What disturbs me about mourning in the culture I live in is not that we don't grieve the way people did in the Bible, but that we often seem to try to avoid grieving at all. We fill our lives with funny movies and TV shows to make us laugh and distract us from the things that make us sad. Many people take drugs, prescription or otherwise, to try to keep from feeling sad. Then there is always the age-old practice of denial. To me, it seems that in many other times and cultures, the reaction to grief was to go through it, perhaps even doing things to feel it more intensely. In my culture, it feels as though many people simply want to avoid it, and to feel as little sadness as possible. This is also reflected in the subtle attitudes that many people have toward people who are in mourning. There is initial sympathy, but all too often, this is followed by a spoken or unspoken desire for the bereaved person to "snap out of it" and "get on with life."

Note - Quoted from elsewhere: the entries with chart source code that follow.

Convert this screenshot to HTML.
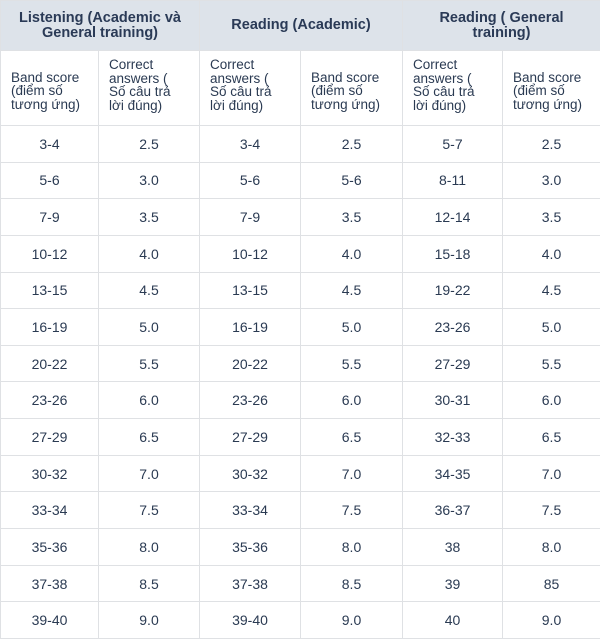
<!DOCTYPE html>
<html><head><style>
html,body{margin:0;padding:0;background:#fff;overflow:hidden;}
table{border-collapse:collapse;table-layout:fixed;width:600px;font-family:"Liberation Sans",Arial,sans-serif;color:#2a3a52;}
td,th{border:1px solid #dfe1e4;padding:0;}
th{background:#dde3ea;font-weight:bold;font-size:14.5px;line-height:15px;height:49px;color:#2a3a56;text-align:center;}
tr.sub td{height:68px;font-size:13.5px;line-height:13.5px;text-align:left;vertical-align:middle;padding-left:10px;color:#2a3a52;}
tr.d td{height:35.65px;font-size:14px;text-align:center;}
</style></head><body>
<table>
<colgroup><col style="width:98px"><col style="width:101px"><col style="width:101px"><col style="width:102px"><col style="width:100px"><col style="width:98px"></colgroup>
<tr><th colspan="2">Listening (Academic và<br>General training)</th><th colspan="2">Reading (Academic)</th><th colspan="2">Reading ( General<br>training)</th></tr>
<tr class="sub">
<td style="padding-top:6px">Band score<br>(điểm số<br>tương ứng)</td>
<td style="padding-bottom:6px">Correct<br>answers (<br>Số câu trả<br>lời đúng)</td>
<td style="padding-bottom:6px">Correct<br>answers (<br>Số câu trả<br>lời đúng)</td>
<td style="padding-top:6px">Band score<br>(điểm số<br>tương ứng)</td>
<td style="padding-bottom:6px">Correct<br>answers (<br>Số câu trả<br>lời đúng)</td>
<td style="padding-top:6px">Band score<br>(điểm số<br>tương ứng)</td>
</tr>
<tr class="d"><td>3-4</td><td>2.5</td><td>3-4</td><td>2.5</td><td>5-7</td><td>2.5</td></tr>
<tr class="d"><td>5-6</td><td>3.0</td><td>5-6</td><td>5-6</td><td>8-11</td><td>3.0</td></tr>
<tr class="d"><td>7-9</td><td>3.5</td><td>7-9</td><td>3.5</td><td>12-14</td><td>3.5</td></tr>
<tr class="d"><td>10-12</td><td>4.0</td><td>10-12</td><td>4.0</td><td>15-18</td><td>4.0</td></tr>
<tr class="d"><td>13-15</td><td>4.5</td><td>13-15</td><td>4.5</td><td>19-22</td><td>4.5</td></tr>
<tr class="d"><td>16-19</td><td>5.0</td><td>16-19</td><td>5.0</td><td>23-26</td><td>5.0</td></tr>
<tr class="d"><td>20-22</td><td>5.5</td><td>20-22</td><td>5.5</td><td>27-29</td><td>5.5</td></tr>
<tr class="d"><td>23-26</td><td>6.0</td><td>23-26</td><td>6.0</td><td>30-31</td><td>6.0</td></tr>
<tr class="d"><td>27-29</td><td>6.5</td><td>27-29</td><td>6.5</td><td>32-33</td><td>6.5</td></tr>
<tr class="d"><td>30-32</td><td>7.0</td><td>30-32</td><td>7.0</td><td>34-35</td><td>7.0</td></tr>
<tr class="d"><td>33-34</td><td>7.5</td><td>33-34</td><td>7.5</td><td>36-37</td><td>7.5</td></tr>
<tr class="d"><td>35-36</td><td>8.0</td><td>35-36</td><td>8.0</td><td>38</td><td>8.0</td></tr>
<tr class="d"><td>37-38</td><td>8.5</td><td>37-38</td><td>8.5</td><td>39</td><td>85</td></tr>
<tr class="d"><td>39-40</td><td>9.0</td><td>39-40</td><td>9.0</td><td>40</td><td>9.0</td></tr>
</table>
</body></html>
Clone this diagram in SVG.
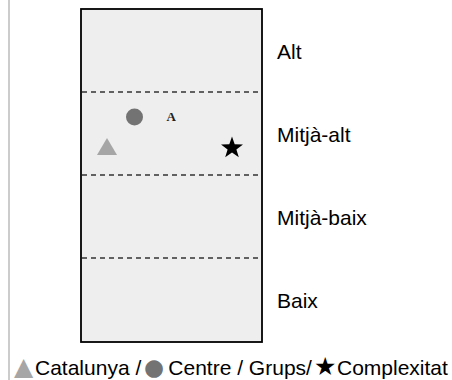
<svg xmlns="http://www.w3.org/2000/svg" width="452" height="380" viewBox="0 0 452 380">
<style>
.lbl{font-family:"Liberation Sans",Arial,sans-serif;font-size:21px;fill:#000}
.dash{stroke:#333;stroke-width:1.3;stroke-dasharray:5 4;fill:none}
.sym{font-family:"DejaVu Sans",sans-serif}
</style>
<rect width="452" height="380" fill="#fff"/>
<line x1="9" y1="0" x2="9" y2="380" stroke="#bbb" stroke-width="1.5"/>
<g id="chart">
<rect x="81" y="9" width="181" height="333" fill="#eee" stroke="#000" stroke-width="1.8"/>
</g>
<g id="connectors">
<line class="dash" x1="82" y1="92" x2="261" y2="92"/>
<line class="dash" x1="82" y1="175" x2="261" y2="175"/>
<line class="dash" x1="82" y1="258" x2="261" y2="258"/>
</g>
<g id="level-alt"><text class="lbl" x="277" y="59">Alt</text></g>
<g id="level-mitja-alt"><text class="lbl" x="277" y="142">Mitjà-alt</text></g>
<g id="level-mitja-baix"><text class="lbl" x="277" y="225">Mitjà-baix</text></g>
<g id="level-baix"><text class="lbl" x="277" y="308">Baix</text></g>
<g id="centre"><circle cx="134.5" cy="117" r="8.5" fill="#737373"/></g>
<g id="grup-a"><text x="166.5" y="121" font-family="'Liberation Serif',serif" font-size="13" font-weight="bold" fill="#222">A</text></g>
<g id="catalunya"><polygon points="107,138 117,155 97,155" fill="#a6a6a6"/></g>
<g id="complexitat"><polygon points="232,136.5 234.7,144.3 243,144.5 236.4,149.5 238.8,157.3 232,152.6 225.2,157.3 227.6,149.5 221,144.5 229.3,144.3" fill="#000"/></g>
<g id="legend">
<text class="lbl" x="14" y="374.5"><tspan class="sym" fill="#a6a6a6" font-size="25">▲</tspan><tspan x="35" y="375">Catalunya /</tspan><tspan class="sym" x="144" y="374.5" fill="#737373" font-size="23">●</tspan><tspan x="162.5" y="375"> Centre / Grups/</tspan><tspan class="sym" x="314" y="374.5" font-size="25">★</tspan><tspan x="337" y="375">Complexitat</tspan></text>
</g>
</svg>
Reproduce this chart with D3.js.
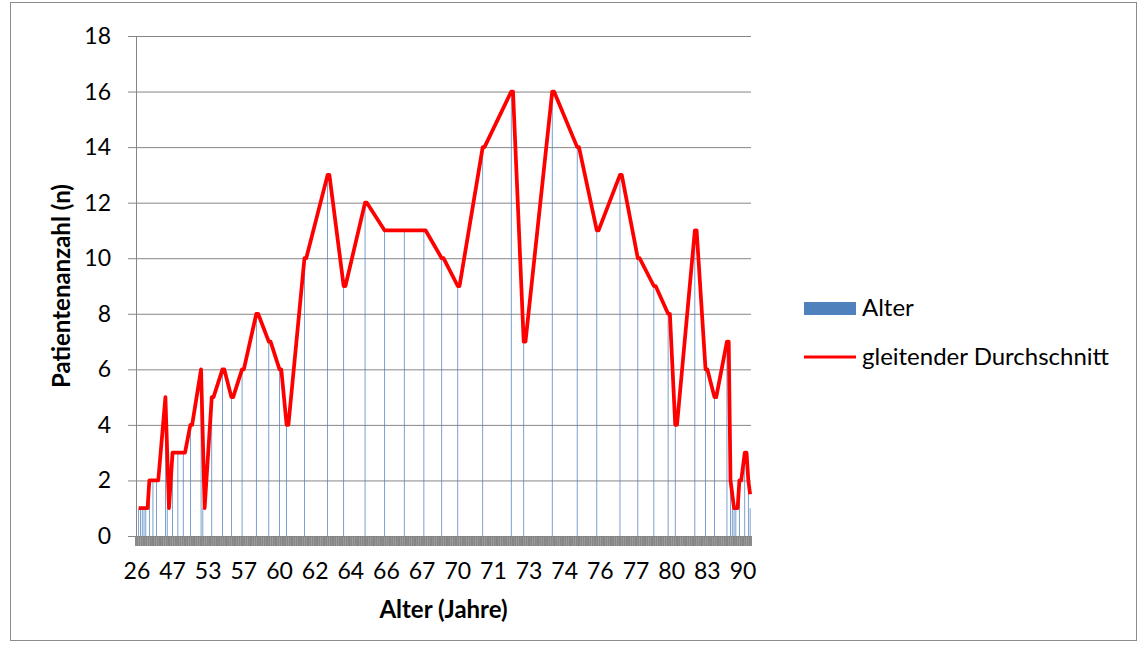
<!DOCTYPE html>
<html lang="de">
<head>
<meta charset="UTF-8" />
<title>Patientenanzahl nach Alter</title>
<script src="https://d3js.org/d3.v7.min.js"></script>
<style>
  body { margin: 0; background: #fff; }
  svg { display: block; font-family: Lato, "Open Sans", sans-serif; }
</style>
</head>
<body>
<div id="chart"></div>
<script>
// Alter (Jahre) und Anzahl Patienten pro Alter
const ages   = [26, 30, 33, 35, 37, 39, 41, 42, 44, 45, 46, 47, 48, 50, 51, 52,
                53, 54, 55, 56, 57, 58, 59, 60, 61, 62, 63, 64, 65, 66, 67, 68, 69,
                70, 71, 72, 73, 74, 75, 76, 77, 78, 79, 80, 81, 82, 83, 84,
                85, 86, 87, 88, 89, 90, 91, 92];
const counts = [1, 1, 1, 1, 1, 2, 2, 2, 5, 1, 3, 3, 3, 4, 6, 1,
                5, 6, 5, 6, 8, 7, 6, 4, 10, 13, 9, 12, 11, 11, 11, 10, 9,
                14, 16, 7, 16, 14, 11, 13, 10, 9, 8, 4, 11, 6, 5, 7,
                2, 1, 1, 1, 2, 3, 2, 1];
const labelStep = 20;           // jede 20. Kategorie beschriftet (wie Excel)
const yTicks = d3.range(0, 19, 2);
const seriesNames = ['Alter', 'gleitender Durchschnitt'];

// eine Kategorie pro Patient (sortiert), plus eine leere Zeile am Ende
const categories = ages.flatMap((a, k) => Array(counts[k]).fill(a));
categories.push('');
const N = categories.length;

// Anzahl steht in der ersten Zeile des naechsten Alters
const barVals = new Array(N).fill(null);
let pos = 0;
counts.forEach(c => { pos += c; barVals[pos] = c; });

// gleitender Durchschnitt (Periode 2), leere Zellen ignoriert
const trend = [];
for (let i = 0; i < N; i++) {
  const win = [barVals[i - 1], barVals[i]].filter(v => v != null);
  if (win.length) trend.push({ i, v: d3.mean(win) });
}

const W = 1144, H = 651;
const plotL = 136, plotR = 751, plotT = 36, plotB = 536;
const gridColor = '#868686';
const barColor = '#4f81bd';

const svg = d3.select('#chart').append('svg').attr('width', W).attr('height', H);
svg.append('rect').attr('x', 10.5).attr('y', 2.5).attr('width', 1126).attr('height', 638)
  .attr('fill', '#fff').attr('stroke', '#8c8c8c');

const x = d3.scaleBand().domain(d3.range(N)).range([plotL, plotR]).padding(0);
const cx = i => x(i) + x.bandwidth() / 2;
const y = d3.scaleLinear().domain([0, 18]).range([plotB, plotT]);

// Gitternetz + Y-Achse
svg.append('g').selectAll('line').data(yTicks).join('line')
  .attr('x1', plotL - 8).attr('x2', plotR)
  .attr('y1', d => y(d) + 0.5).attr('y2', d => y(d) + 0.5)
  .attr('stroke', gridColor).attr('stroke-width', 1);
svg.append('line').attr('x1', plotL + 0.5).attr('x2', plotL + 0.5)
  .attr('y1', plotT).attr('y2', plotB).attr('stroke', gridColor);
svg.append('g').selectAll('text').data(yTicks).join('text')
  .attr('x', 111).attr('y', d => y(d)).attr('dy', '0.35em')
  .attr('text-anchor', 'end').attr('font-size', 23).attr('fill', '#000')
  .text(d => d);

// Balken
const bw = x.bandwidth() * 0.42;
svg.append('g').selectAll('rect')
  .data(barVals.map((v, i) => ({ i, v })).filter(d => d.v != null))
  .join('rect')
  .attr('x', d => cx(d.i) - bw / 2).attr('width', bw)
  .attr('y', d => y(d.v)).attr('height', d => y(0) - y(d.v))
  .attr('fill', barColor);

// Kategorie-Teilstriche (dichtes Band)
svg.append('g').selectAll('line').data(d3.range(N + 1)).join('line')
  .attr('x1', i => plotL + i * x.step()).attr('x2', i => plotL + i * x.step())
  .attr('y1', plotB).attr('y2', plotB + 10)
  .attr('stroke', gridColor).attr('stroke-width', 1.9);

// X-Beschriftung
svg.append('g').selectAll('text')
  .data(d3.range(0, N, labelStep).filter(i => categories[i] !== ''))
  .join('text')
  .attr('x', i => cx(i)).attr('y', 579)
  .attr('text-anchor', 'middle').attr('font-size', 23).attr('fill', '#000')
  .text(i => categories[i]);

// Trendlinie
svg.append('path').datum(trend)
  .attr('d', d3.line().x(d => cx(d.i)).y(d => y(d.v)))
  .attr('fill', 'none').attr('stroke', '#ff0000').attr('stroke-width', 3.75)
  .attr('stroke-linejoin', 'round');

// Achsentitel
svg.append('text').attr('x', (plotL + plotR) / 2).attr('y', 618)
  .attr('text-anchor', 'middle').attr('font-size', 24).attr('font-weight', 'bold')
  .text('Alter (Jahre)');
svg.append('text').attr('transform', `translate(70,${(plotT + plotB) / 2}) rotate(-90)`)
  .attr('text-anchor', 'middle').attr('font-size', 24).attr('font-weight', 'bold')
  .text('Patientenanzahl (n)');

// Legende
const lg = svg.append('g').attr('transform', 'translate(804,0)');
lg.append('rect').attr('x', 0).attr('y', 302).attr('width', 52).attr('height', 13).attr('fill', barColor);
lg.append('line').attr('x1', 0).attr('x2', 52).attr('y1', 357).attr('y2', 357)
  .attr('stroke', '#ff0000').attr('stroke-width', 3);
lg.selectAll('text').data(seriesNames).join('text')
  .attr('x', 58).attr('y', (d, i) => i === 0 ? 308 : 357).attr('dy', '0.35em')
  .attr('font-size', 24).attr('fill', '#000')
  .text(d => d);
</script>
</body>
</html>
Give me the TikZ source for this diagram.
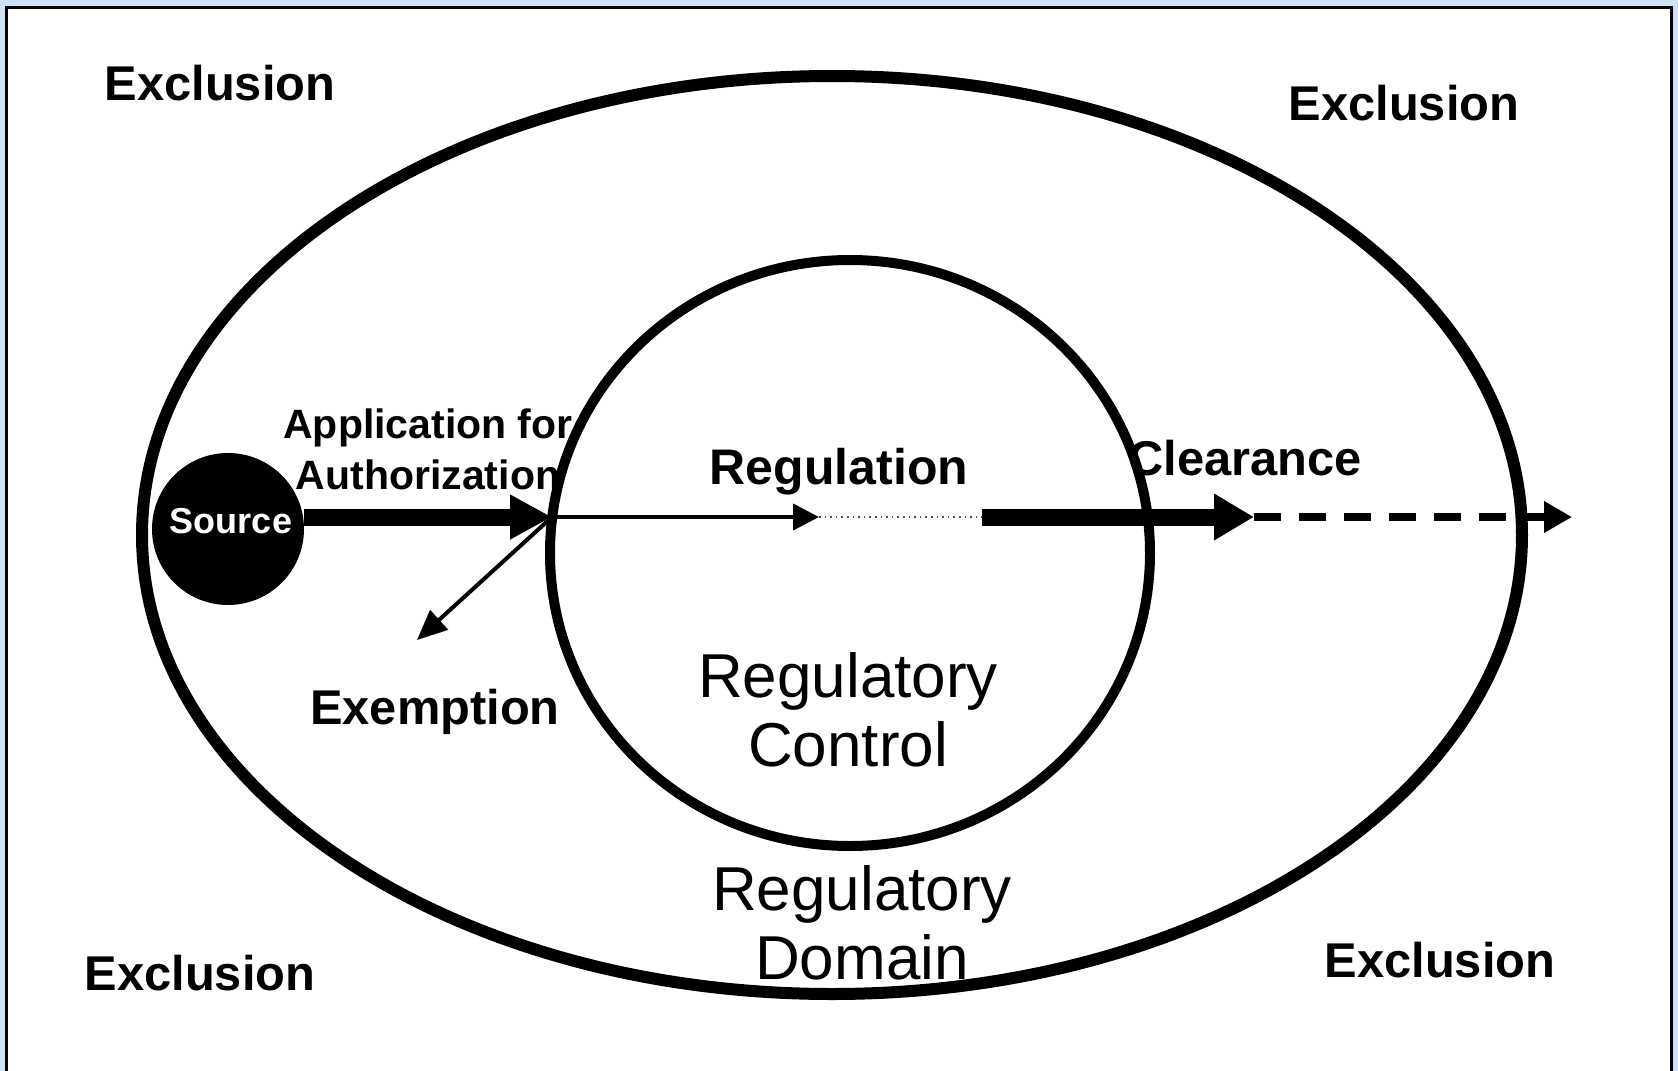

I think that if we are someone who is grieving, we need to allow ourselves to feel sad. Look for ways to express that sadness, whether through crying, deliberately remembering the person you've lost, or expressing your feelings in some creative way, like through a poem or a song. I think we should take the time of grieving as a chance to focus on things beyond this life. Even if you choose to still trim your mustache and comb your hair, try to focus more on eternal realities than on temporary things like what you wear and eat. Finally, I don't think we should rush ourselves. Especially with someone close to you, it is going to take time to get over that loss. I think this is true even in a case where the person is not actually dead, but separated from you for some other reason, as in the case of an estranged child or spouse.
I'm reminded of the story of Almanzo Wilder, told by his wife, Laura Ingalls Wilder, in The First Four Years (the last in the series of books written by Laura, often referred to as the Little House books, the most famous of which is Little House on the Prairie). The book tells of how Laura and Almanzo caught diptheria. They were recovering, but were strictly warned by the doctor against overexertion until they were fully well. Almanzo ignored the warning and ended up having partial paralysis in his legs for the rest of his life. In the same way, I think that if we try to short-circuit grief, we can end up with a kind of emotional paralysis.
I think we also need to watch our attitudes if we know someone who is grieving. Remember, even if they don't act differently, they may very well still be mourning inside. Cut them some slack; don't get impatient with them because they don't bounce back fast enough. There is a place for trying to cheer someone up. But remember that Romans 12:15 commands us to "mourn with those who mourn" (NIV). There are times we need to let someone feel sad and be willing to join in that sadness with them.
I do not think we need to follow any particular mourning rituals, but I think it's important that grieving people be allowed to mourn and to be reminded how temporary this life is.